Configuration: One File, Four Toggles
# config/enterprise.yaml
interservice_tls:
enabled: true
cert_dir: "Library/Data/tls"
ca_chain: "Library/Data/tls/ca-chain.pem"
signing:
mode: enforce # disabled | warn | enforce
timestamp_tolerance: 300 # seconds
nonce_cache_size: 50000
key_rotation_days: 90
mtls:
enabled: true
require_client_cert: true
guardian:
enabled: true
correlation_window: 60 # seconds
auto_contain: true # auto-isolate on high-confidence threats
Environment variables override everything: AITHER_INTERSERVICE_TLS, AITHER_SIGNING_MODE, AITHER_MTLS_ENABLED, AITHER_GUARDIAN_ENABLED.
What We Learned
1. Ship in warn mode first. We ran Ed25519 signing in warn mode for 48 hours before enforcing. This caught three services that were making unsigned requests due to import timing issues. If we'd gone straight to enforce, those services would have been bricked.

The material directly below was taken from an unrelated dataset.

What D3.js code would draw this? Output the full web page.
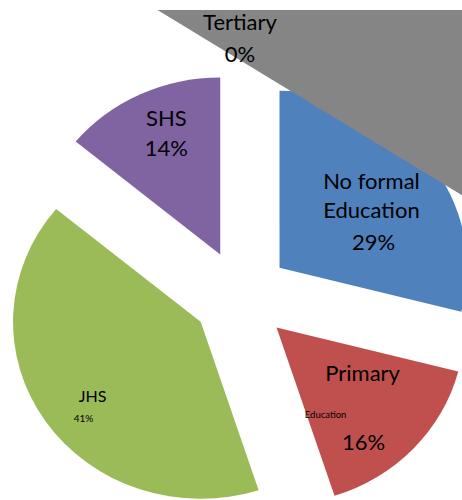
<!DOCTYPE html>
<html>
<head>
<meta charset="utf-8">
<script src="https://cdn.jsdelivr.net/npm/d3@7"></script>
<style>
  body { margin: 0; background: #fff; }
  svg { display: block; }
  text { font-family: Lato, "Open Sans", sans-serif; fill: #000; }
</style>
</head>
<body>
<div id="chart"></div>
<script>
// education level shares (%), clockwise from 12 o'clock
const categories = ["No formal Education", "Primary", "JHS", "SHS", "Tertiary"];
const values = [29, 16, 41, 14, 0];
const percentLabels = ["29%", "16%", "41%", "14%", "0%"];

const colors = ["#4f81bd", "#c0504d", "#9bbb59", "#8064a2", "#858585"];

// label lines, nudged from each slice centroid
const labelLayout = [
    [{ t: "No formal", dx: 3, dy: -14, s: 22 }, { t: "Education", dx: 3, dy: 15, s: 22 }, { t: "%", dx: 5, dy: 47, s: 22 }],
    [{ t: "Primary", dx: 4, dy: -19, s: 22 }, { t: "Education", dx: -33, dy: 18, s: 9.5 }, { t: "%", dx: 5, dy: 50, s: 22 }],
    [{ t: "JHS", dx: -15, dy: 20, s: 16 }, { t: "%", dx: -24, dy: 40, s: 10 }],
    [{ t: "SHS", dx: -6, dy: -32, s: 22 }, { t: "%", dx: -6, dy: -2, s: 22 }],
    [{ t: "Tertiary", dx: -1, dy: -114, s: 22 }, { t: "%", dx: -1, dy: -82, s: 22 }]
];

const width = 462, height = 500;
const cx = 241, cy = 296, radius = 177, stretchX = 1.06, explode = 46;

const svg = d3.select("#chart").append("svg")
    .attr("width", width)
    .attr("height", height);

svg.append("clipPath").attr("id", "clip")
    .append("rect")
    .attr("x", 0).attr("y", 10)
    .attr("width", width).attr("height", height - 10);

const root = svg.append("g").attr("clip-path", "url(#clip)");

const pie = d3.pie().sort(null).value(d => d);
const arcs = pie(values);
const arc = d3.arc().innerRadius(0).outerRadius(radius);

const mid = d => (d.startAngle + d.endAngle) / 2;
const apex = d => [cx + stretchX * explode * Math.sin(mid(d)), cy - explode * Math.cos(mid(d))];

const pieG = root.append("g")
    .attr("transform", `translate(${cx},${cy}) scale(${stretchX},1)`);

pieG.selectAll("path")
    .data(arcs.filter(d => d.value > 0))
    .join("path")
    .attr("d", arc)
    .attr("fill", d => colors[d.index])
    .attr("transform", d => `translate(${explode * Math.sin(mid(d))},${-explode * Math.cos(mid(d))})`);

// the zero "Tertiary" slice is rendered as a large grey wedge in the original
const ghostArc = d3.arc()
    .innerRadius(0)
    .outerRadius(900)
    .startAngle(-58.7 * Math.PI / 180)
    .endAngle(Math.PI / 2);

root.append("path")
    .attr("d", ghostArc())
    .attr("fill", colors[4])
    .attr("transform", `translate(${cx + 229},${cy - 96})`);

// labels
arcs.forEach((d, i) => {
    const [ax, ay] = apex(d);
    const r = radius * 0.6;
    const px = ax + stretchX * r * Math.sin(mid(d));
    const py = ay - r * Math.cos(mid(d));
    labelLayout[i].forEach(line => {
        svg.append("text")
            .attr("x", px + line.dx)
            .attr("y", py + line.dy)
            .attr("text-anchor", "middle")
            .style("font-size", line.s + "px")
            .text(line.t === "%" ? percentLabels[i] : line.t);
    });
});
</script>
</body>
</html>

2. Health checks must be exempt. Our first attempt applied signing to all requests including /health. The Kubernetes-style health check loop doesn't have signing keys. Health checks piled up as 401s, the service reported unhealthy, and the boot orchestrator tried to restart it. Exempt paths are not optional.
3. In-process beats microservice for security. Guardian runs as a singleton inside Genesis, not as a separate service. This means threat correlation happens with zero network latency and can access the full process state. The tradeoff is that Guardian goes down if Genesis goes down -- but if Genesis is down, there are no agents to monitor anyway.
4. Two independent keys > one shared key. Ed25519 signing keys and TLS certificates are provisioned independently, stored in different directories, and rotated on different schedules. This means compromising one doesn't compromise the other. The extra complexity is worth it.
215 tests. 4 security layers. 203 services protected. Zero performance regressions on the existing 2690+ test suite. Defense in depth isn't a buzzword -- it's an engineering discipline.